# Code that draws figures:

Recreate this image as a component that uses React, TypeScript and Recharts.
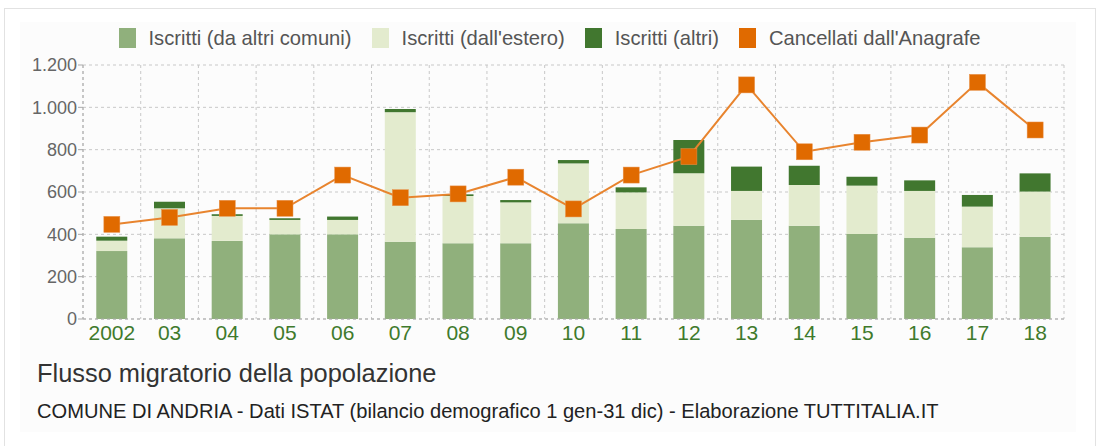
import React from "react";
import { ComposedChart, Bar, Line, XAxis, YAxis, CartesianGrid } from "recharts";

const years = ["2002", "03", "04", "05", "06", "07", "08", "09", "10", "11", "12", "13", "14", "15", "16", "17", "18"];
const altriComuni = [321, 381, 369, 400, 400, 365, 358, 358, 452, 425, 441, 468, 441, 402, 384, 339, 389];
const estero = [49, 142, 118, 68, 68, 612, 223, 193, 283, 173, 247, 137, 192, 228, 221, 192, 213];
const altri = [19, 31, 8, 8, 16, 15, 8, 11, 16, 24, 158, 115, 91, 42, 50, 55, 86];
const cancellati = [447, 480, 523, 523, 680, 573, 591, 670, 520, 680, 767, 1106, 790, 835, 869, 1118, 893];
const yTicks = [0, 200, 400, 600, 800, 1000, 1200];

const seriesNames = ["Iscritti (da altri comuni)", "Iscritti (dall'estero)", "Iscritti (altri)", "Cancellati dall'Anagrafe"];
const seriesColors = ["#90b07c", "#e3ebce", "#41772f", "#e06a00"];

const FONT = "'Liberation Sans', Arial, Helvetica, sans-serif";

const data = years.map((y, i) => ({
  year: y,
  a: altriComuni[i],
  b: estero[i],
  c: altri[i],
  d: cancellati[i],
}));

const fmt = (v: number) => {
  const s = String(v);
  return s.length > 3 ? s.slice(0, s.length - 3) + "." + s.slice(s.length - 3) : s;
};

const SquareDot = (props: any) => {
  const { cx, cy } = props;
  if (cx == null || cy == null) return null;
  return <rect x={cx - 8} y={cy - 8} width={16} height={16} fill="#e06a00" stroke="#e8914a" strokeWidth={0.5} />;
};

const LegendBox = () => (
  <div style={{ position: "absolute", left: 0, top: 28, width: 1099, height: 20, display: "flex", justifyContent: "center", alignItems: "center", fontFamily: FONT, fontSize: 20.2, color: "#555" }}>
    {seriesNames.map((n, i) => (
      <div key={n} style={{ display: "flex", alignItems: "center", marginRight: i < 3 ? 20 : 0 }}>
        <div style={{ width: 17, height: 20, background: seriesColors[i], marginRight: 13 }} />
        <span style={{ whiteSpace: "nowrap" }}>{n}</span>
      </div>
    ))}
  </div>
);

export default function App() {
  return (
    <div style={{ position: "absolute", left: 0, top: 0, width: 1099, height: 446, background: "#fff", overflow: "hidden" }}>
      <div style={{ position: "absolute", left: 4, top: 8, width: 1090, height: 440, border: "1px solid #e2e2e2", background: "#fff" }} />
      <div style={{ position: "absolute", left: 20, top: 22, width: 1056, height: 410, background: "#fcfcfc" }} />
      <LegendBox />
      <div style={{ position: "absolute", left: 0, top: 0 }}>
        <ComposedChart
          width={1099}
          height={446}
          data={data}
          margin={{ top: 65, right: 35, left: 0, bottom: 97 }}
          barCategoryGap="23%"
        >
          <CartesianGrid
            stroke="#c8c8c8"
            strokeDasharray="3 3"
            verticalCoordinatesGenerator={({ offset }: any) =>
              Array.from({ length: years.length + 1 }, (_, i) => offset.left + (i * offset.width) / years.length)
            }
          />
          <XAxis
            dataKey="year"
            height={30}
            tickLine={false}
            axisLine={{ stroke: "#aaa", strokeDasharray: "3 3" }}
            tick={{ fill: "#3f7a2c", fontSize: 21, fontFamily: FONT }}
            tickMargin={0}
            interval={0}
          />
          <YAxis
            width={83}
            domain={[0, 1200]}
            ticks={yTicks}
            tickFormatter={fmt}
            axisLine={{ stroke: "#aaa", strokeDasharray: "3 3" }}
            tickLine={{ stroke: "#aaa" }}
            tickSize={5}
            tickMargin={1}
            tick={{ fill: "#666", fontSize: 18, fontFamily: FONT }}
          />
          <Bar dataKey="a" name={seriesNames[0]} stackId="s" fill={seriesColors[0]} isAnimationActive={false} />
          <Bar dataKey="b" name={seriesNames[1]} stackId="s" fill={seriesColors[1]} isAnimationActive={false} />
          <Bar dataKey="c" name={seriesNames[2]} stackId="s" fill={seriesColors[2]} isAnimationActive={false} />
          <Line
            dataKey="d"
            name={seriesNames[3]}
            stroke="#e8842e"
            strokeWidth={2}
            dot={<SquareDot />}
            activeDot={false}
            isAnimationActive={false}
          />
        </ComposedChart>
      </div>
      <div style={{ position: "absolute", left: 37, top: 359, fontFamily: FONT, fontSize: 25.4, color: "#333", whiteSpace: "nowrap" }}>
        Flusso migratorio della popolazione
      </div>
      <div style={{ position: "absolute", left: 37, top: 400, fontFamily: FONT, fontSize: 20.1, color: "#222", whiteSpace: "nowrap" }}>
        COMUNE DI ANDRIA - Dati ISTAT (bilancio demografico 1 gen-31 dic) - Elaborazione TUTTITALIA.IT
      </div>
    </div>
  );
}
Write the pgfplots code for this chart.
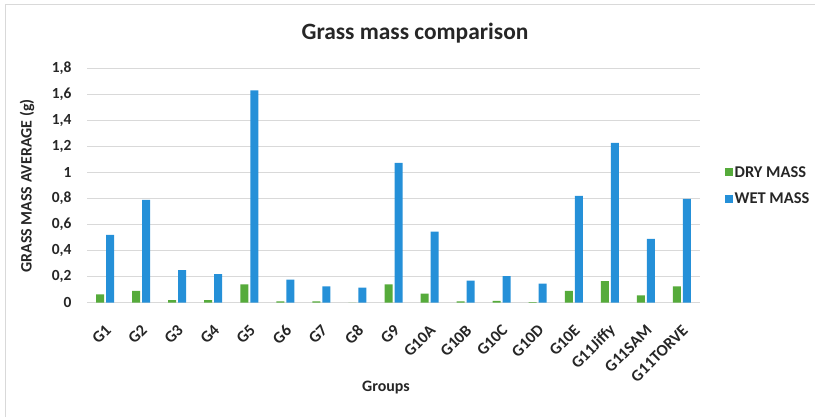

# Set task:
From the entries above, copy each line holding "React".

# Solution to the exercise:
Recreate this image as a component that uses React, TypeScript and Recharts.
import React from "react";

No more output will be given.